Valutazione dei dirigenti scolastici/2. Un dilemma da sciogliere

Ampie convergenze, dunque, al seminario di Firenze. Ma il rapporto tra team e dirigente scolastico sarà simmetrico (tra uguali con funzioni diverse) o asimmetrico (con i valutatori che si pongono in qualche modo in una posizione sovraordinata rispetto ai valutati)?
Ci sono buone ragioni a favore dell’uno e dell’altro modello: il primo si pone concettualmente nell’orizzonte della valutazione formativa, della “peer evaluation” (valutazione tra pari), dell’apprendimento cooperativo; il secondo in quello della valutazione professionale esterna, più asettica e meno partecipante, finalizzata all’analisi scientifica dei fattori e alla classificazione dei risultati.
A prima vista sembrerebbe un dilemma bizantino, ma non lo è, perché il primo modello dispone tutti gli attori, valutatori e valutati, in un circuito di relazioni e interazioni per così dire orizzontale, paritario, in cui l’esito del processo è sempre positivo e propositivo (la “patologia” viene affrontata in sedi e con procedure diverse), mentre il secondo potrebbe condurre ad una sorta di ricostruzione di relazioni per così dire verticali, asimmetriche, insomma gerarchiche.
Forse è per questo che al secondo modello non sono insensibili almeno una parte dei “vecchi” dirigenti tecnici (ispettori) e amministrativi (spesso ex provveditori), mentre a favore del primo si schierano i dirigenti scolastici. Però la scelta è rilevante, e spetta al decisore politico, perché configura due diverse concezioni del ruolo dei DS, e di chi è chiamato a valutarli.
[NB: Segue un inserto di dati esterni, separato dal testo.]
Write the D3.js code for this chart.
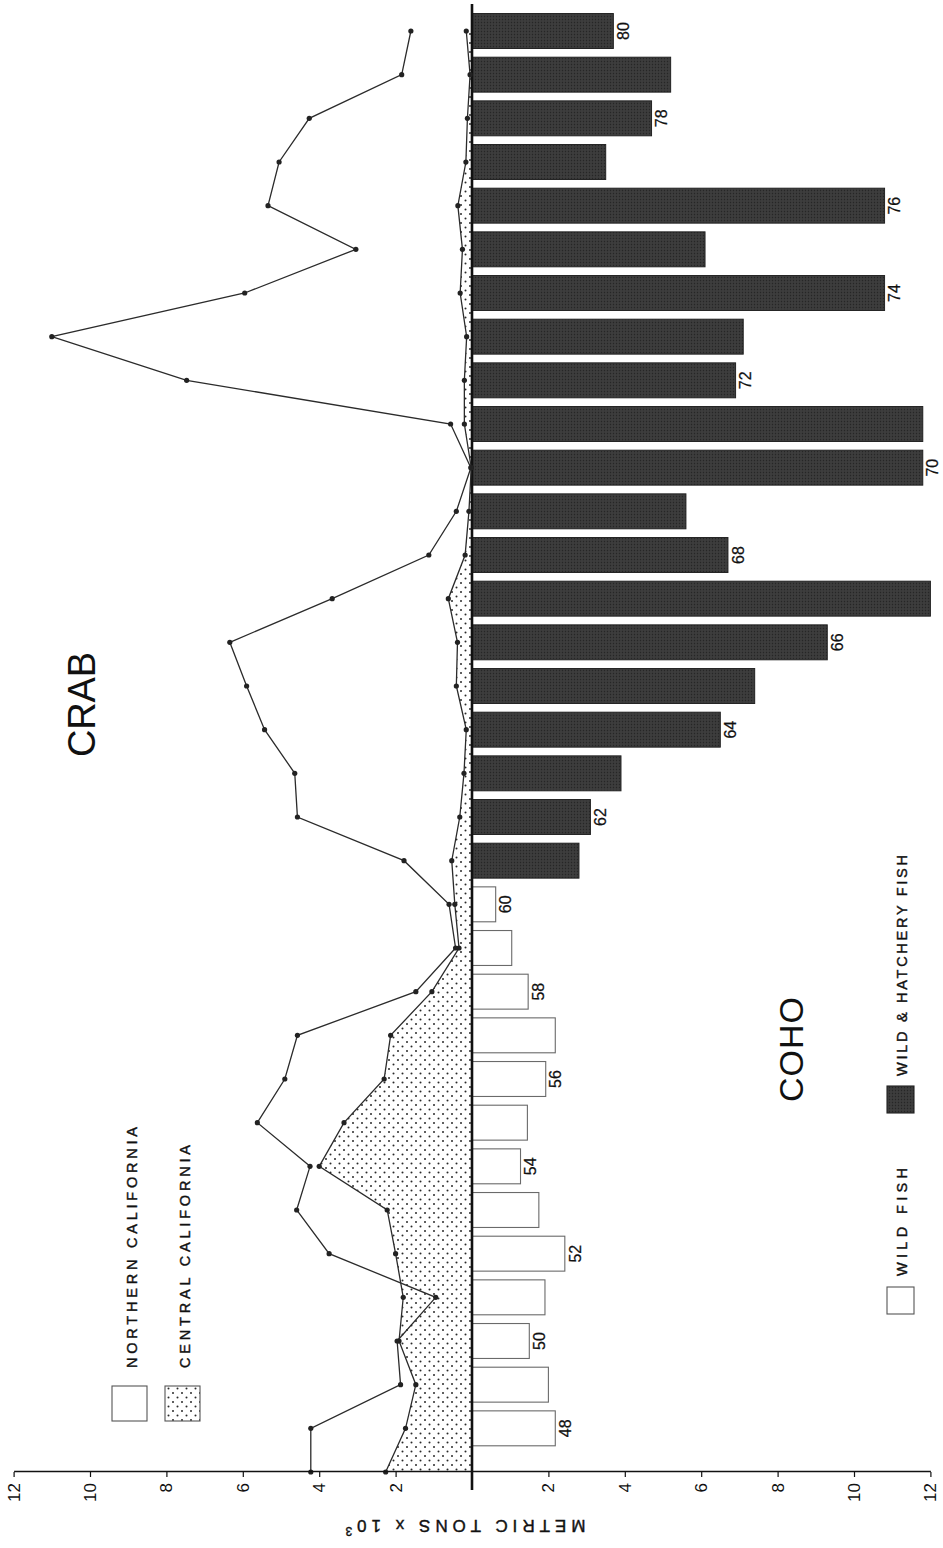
<!DOCTYPE html>
<html>
<head>
<meta charset="utf-8">
<script src="https://cdn.jsdelivr.net/npm/d3@7"></script>
<style>
  html, body { margin: 0; padding: 0; background: #ffffff; }
  svg { display: block; font-family: "Liberation Sans", Arial, Helvetica, sans-serif; }
</style>
</head>
<body>
<svg id="chart" width="943" height="1548"></svg>
<script>
// ---- Data: annual landings, metric tons x 10^3 ----
const crabYears = [1947, 1948, 1949, 1950, 1951, 1952, 1953, 1954, 1955, 1956, 1957,
  1958, 1959, 1960, 1961, 1962, 1963, 1964, 1965, 1966, 1967, 1968, 1969, 1970,
  1971, 1972, 1973, 1974, 1975, 1976, 1977, 1978, 1979, 1980];
const crabNorthern = [4.22, 4.22, 1.87, 1.96, 0.95, 3.74, 4.59, 4.24, 5.62, 4.90, 4.57,
  1.47, 0.43, 0.60, 1.78, 4.57, 4.64, 5.43, 5.90, 6.34, 3.66, 1.13, 0.41, 0.03,
  0.56, 7.47, 11.0, 5.95, 3.04, 5.34, 5.05, 4.26, 1.84, 1.60];
const crabCentral = [2.26, 1.74, 1.47, 1.91, 1.80, 2.00, 2.22, 4.00, 3.35, 2.30, 2.13,
  1.05, 0.34, 0.45, 0.53, 0.32, 0.21, 0.15, 0.41, 0.38, 0.62, 0.18, 0.08, 0.02,
  0.20, 0.20, 0.14, 0.31, 0.25, 0.37, 0.16, 0.12, 0.05, 0.15];

const cohoWildYears = [1948, 1949, 1950, 1951, 1952, 1953, 1954, 1955, 1956, 1957,
  1958, 1959, 1960];
const cohoWild = [2.18, 2.00, 1.50, 1.91, 2.43, 1.75, 1.27, 1.45, 1.93, 2.18,
  1.47, 1.04, 0.62];
const cohoMixedYears = [1961, 1962, 1963, 1964, 1965, 1966, 1967, 1968, 1969, 1970,
  1971, 1972, 1973, 1974, 1975, 1976, 1977, 1978, 1979, 1980];
const cohoMixed = [2.8, 3.1, 3.9, 6.5, 7.4, 9.3, 12.0, 6.7, 5.6, 11.8,
  11.8, 6.9, 7.1, 10.8, 6.1, 10.8, 3.5, 4.7, 5.2, 3.7];

const valueTicks = [-12, -10, -8, -6, -4, -2, 2, 4, 6, 8, 10, 12];
const labelledYears = [1948, 1950, 1952, 1954, 1956, 1958, 1960, 1962, 1964, 1966,
  1968, 1970, 1972, 1974, 1976, 1978, 1980];

// ---- Frame: drawn as a normal year-by-tonnage chart, then turned on its side ----
const svg = d3.select("#chart");
const g = svg.append("g").attr("transform", "translate(0,1548) rotate(-90)");

const x = d3.scaleLinear().domain([1947, 1980]).range([76, 1517]);
const cohoYears = cohoWildYears.concat(cohoMixedYears);
const band = d3.scaleBand()
  .domain(cohoYears)
  .range([x(1947.5), x(1980.5)])
  .paddingInner(0.2)
  .paddingOuter(0.1);
// crab plotted as negative (one side of zero), coho positive (other side)
const v = d3.scaleLinear().domain([-12, 12]).range([13.6, 930.4]);

const defs = svg.append("defs");
const dots = defs.append("pattern")
  .attr("id", "dots").attr("patternUnits", "userSpaceOnUse")
  .attr("width", 9).attr("height", 9);
dots.append("rect").attr("width", 9).attr("height", 9).attr("fill", "#ffffff");
dots.append("circle").attr("cx", 2).attr("cy", 2).attr("r", 1).attr("fill", "#2a2a2a");
dots.append("circle").attr("cx", 6.5).attr("cy", 6.5).attr("r", 1).attr("fill", "#2a2a2a");

const screen = defs.append("pattern")
  .attr("id", "screen").attr("patternUnits", "userSpaceOnUse")
  .attr("width", 3).attr("height", 3);
screen.append("rect").attr("width", 3).attr("height", 3).attr("fill", "#3d3d3d");
screen.append("circle").attr("cx", 1.5).attr("cy", 1.5).attr("r", 0.8).attr("fill", "#262626");

// ---- Crab: central California shaded area ----
const crabN = crabYears.map((yr, i) => ({ yr, val: crabNorthern[i] }));
const crabC = crabYears.map((yr, i) => ({ yr, val: crabCentral[i] }));

const area = d3.area()
  .x(d => x(d.yr))
  .y0(v(0))
  .y1(d => v(-d.val));
g.append("path").datum(crabC)
  .attr("d", area)
  .attr("fill", "url(#dots)")
  .attr("stroke", "none");

// ---- Coho bars ----
const wildData = cohoWildYears.map((yr, i) => ({ yr, val: cohoWild[i] }));
const mixedData = cohoMixedYears.map((yr, i) => ({ yr, val: cohoMixed[i] }));

g.append("g").selectAll("rect").data(wildData).join("rect")
  .attr("x", d => band(d.yr))
  .attr("width", band.bandwidth())
  .attr("y", v(0))
  .attr("height", d => v(d.val) - v(0))
  .attr("fill", "#ffffff")
  .attr("stroke", "#6a6a6a")
  .attr("stroke-width", 1.1);

g.append("g").selectAll("rect").data(mixedData).join("rect")
  .attr("x", d => band(d.yr))
  .attr("width", band.bandwidth())
  .attr("y", v(0))
  .attr("height", d => v(d.val) - v(0))
  .attr("fill", "url(#screen)")
  .attr("stroke", "#222222")
  .attr("stroke-width", 1);

// year labels at the ends of the coho bars
const allCoho = wildData.concat(mixedData);
g.append("g").selectAll("text")
  .data(allCoho.filter(d => labelledYears.includes(d.yr)))
  .join("text")
  .attr("x", d => band(d.yr) + band.bandwidth() / 2)
  .attr("y", d => v(d.val) + 4)
  .attr("dy", "0.73em")
  .attr("text-anchor", "middle")
  .attr("font-size", 16)
  .attr("fill", "#111")
  .attr("stroke", "#111").attr("stroke-width", 0.25)
  .text(d => String(d.yr).slice(2));

// ---- Zero line ----
g.append("line")
  .attr("x1", x(1947) - 18).attr("x2", x(1980) + 27)
  .attr("y1", v(0)).attr("y2", v(0))
  .attr("stroke", "#111").attr("stroke-width", 2.6);

// ---- Crab lines with point markers ----
const line = d3.line().x(d => x(d.yr)).y(d => v(-d.val));
[crabC, crabN].forEach(series => {
  g.append("path").datum(series)
    .attr("d", line)
    .attr("fill", "none")
    .attr("stroke", "#2b2b2b")
    .attr("stroke-width", 1.3);
  g.append("g").selectAll("circle").data(series).join("circle")
    .attr("cx", d => x(d.yr))
    .attr("cy", d => v(-d.val))
    .attr("r", 2.6)
    .attr("fill", "#222");
});

// ---- Tonnage axis ----
const axis = d3.axisLeft(v)
  .tickValues(valueTicks)
  .tickFormat(d => Math.abs(d))
  .tickSize(5)
  .tickSizeOuter(0)
  .tickPadding(6);
const ag = g.append("g").attr("transform", `translate(${x(1947)},0)`).call(axis);
ag.select(".domain").attr("stroke", "#111").attr("stroke-width", 1.6);
ag.selectAll(".tick line").attr("stroke", "#111").attr("stroke-width", 1.2);
ag.selectAll("text")
  .attr("font-size", 17)
  .attr("fill", "#111")
  .attr("font-family", "'Liberation Sans', Arial, sans-serif");

const title = g.append("text")
  .attr("transform", "translate(28,463) rotate(-90)")
  .attr("text-anchor", "middle")
  .attr("font-size", 17)
  .attr("letter-spacing", 5)
  .attr("fill", "#111")
  .attr("stroke", "#111").attr("stroke-width", 0.4);
title.append("tspan").text("METRIC TONS x 10");
title.append("tspan").attr("dy", -7).attr("font-size", 12).text("3");

// ---- Section titles ----
g.append("text")
  .attr("x", 791).attr("y", 95)
  .attr("font-size", 38)
  .attr("textLength", 105).attr("lengthAdjust", "spacing")
  .attr("fill", "#111")
  .text("CRAB");
g.append("text")
  .attr("x", 446).attr("y", 803)
  .attr("font-size", 34)
  .attr("letter-spacing", 1)
  .attr("fill", "#111")
  .text("COHO");

// ---- Legends ----
function legendItem(bx, by, size, fill, stroke, label, tx, ty, len) {
  g.append("rect")
    .attr("x", bx).attr("y", by).attr("width", size).attr("height", size)
    .attr("fill", fill).attr("stroke", stroke).attr("stroke-width", 1.1);
  g.append("text")
    .attr("x", tx).attr("y", ty)
    .attr("font-size", 14.5)
    .attr("textLength", len).attr("lengthAdjust", "spacing")
    .attr("fill", "#111")
    .attr("stroke", "#111").attr("stroke-width", 0.4)
    .text(label);
}
legendItem(127, 112, 35, "#ffffff", "#555", "NORTHERN CALIFORNIA", 180, 137, 241);
legendItem(127, 165, 35, "url(#dots)", "#555", "CENTRAL CALIFORNIA", 180, 190, 223);
legendItem(234, 887, 27, "#ffffff", "#555", "WILD FISH", 272, 907, 108);
legendItem(435, 887, 27, "url(#screen)", "#222", "WILD & HATCHERY FISH", 472, 907, 221);
</script>
</body>
</html>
E proprio il differimento della decisione politica, insieme alla mancata individuazione delle risorse finanziarie a sostegno dell’iniziativa in generale ma in particolare della formazione dell’universo dei capi d’istituto dal quale saranno prescelti quelli che faranno parte dei team di valutazione, mettono a rischio, al di là delle buone intenzioni, la possibilità di istituzionalizzare la valutazione dei dirigenti scolastici a regime dal 2007/2008.